In the case of the F-117 stealth fighter, an important new operational subsystem was never deployed. The customer and the Lockheed Advanced Development Company jointly invented a set of utopian system "requirements," basically ignoring management directions. The customer’s program manager and Lockheed finally agreed to cancel the project.
It was no surprise 20 or 30 years ago that technical people involved in the development of demanding embedded systems learned primarily on the job, with more trial and error than we care to admit but that we accepted. Are universities today educating the new generation of systems and software engineers so they are able to develop computerized performance systems? In my own recent cynical moments rebooting my Mac, I think such software development is being done by people who would, perhaps, be downright dangerous if assigned to develop critical computerized performance systems.
In any case, Lee’s technical vision and thinking were truly impressive, as was his skill in communicating them.
Sherm Mullin, Oxnard, CA
How the Blind Learn Math and Design
Kristen Shinohara and Josh Tenenberg were absolutely correct in "A Blind Person’s Interactions with Technology" (Aug. 2009) saying that replacing text with voice does not automatically provide the blind interaction with or even access to technology.

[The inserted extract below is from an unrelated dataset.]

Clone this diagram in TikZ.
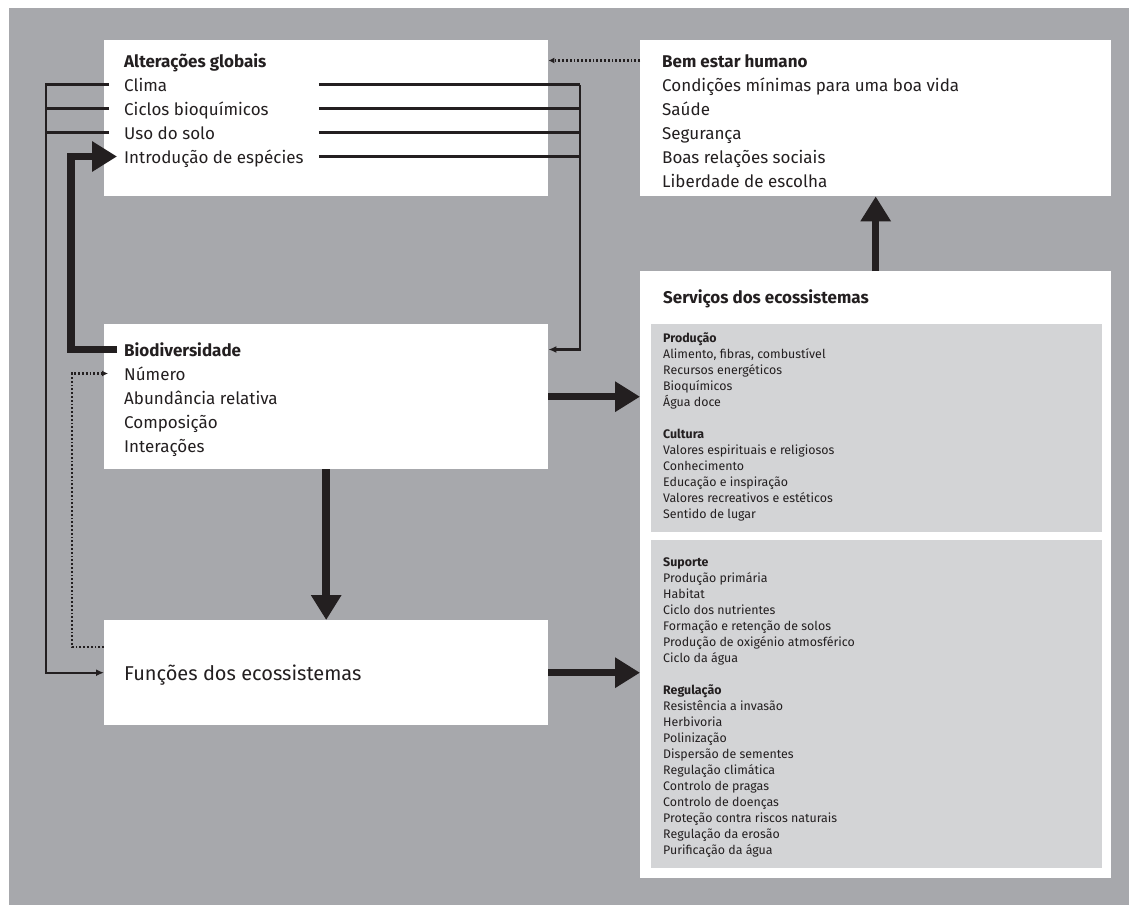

However, they might have added that this says more about how the sighted value text and its characteristics (such as left to right, fixed character sets, and lamina) than it does about the absence of that value in the blind.
In trying to teach computer science to two completely blind students, I have found that two key issues—mathematics and design—are both so dependent on spatial arrangement that the standard approaches are at best unreliable and at worst confusing. Even a cursory glance at the excellent Blindmath notice board (http://www.nfbnet.org/mailman/listinfo/blindmath_nfbnet.org) demonstrates the importance of Abraham Nemeth’s Braille coding for math-symbol layout to both experienced practitioners and as a tool for the young learning skills in the field. However, symbolic and spatial presentation (for the most part the essence of the mathematical teaching method) has little to do with the ability to achieve proficiency in mathematics or computing. Simply linearizing the symbols and spatial arrangement for access by the blind through voice (or Braille) techniques could still miss the point but seems to be the best we can do today.
Similarly, teaching design as hierarchical decomposition and spatial layout redolent in techniques (such as UML) also misses the point; it might thus be replaced by the simple text "generate a hierarchical decomposition and group the resulting units" with examples of what is meant and any of the tricks that might be available. Noting that time arrangement could be replaced with spatial-arrangement restrictions compounds the challenge. (A bundle of tactile knotted strings might be a better exemplar of hierarchy than a neat 2.5D graph, as I believe Donald Knuth once said.)
It may be that seeing the world as the sighted see it is the goal of practitioners and educators alike; the motes, as it were, could indeed be in the wrong eyes.
Bernard M. Diaz, Liverpool, U.K.
Correction
Brad Chen of Google contributed to the development of the news story "Toward Native Web Execution" (July 2009).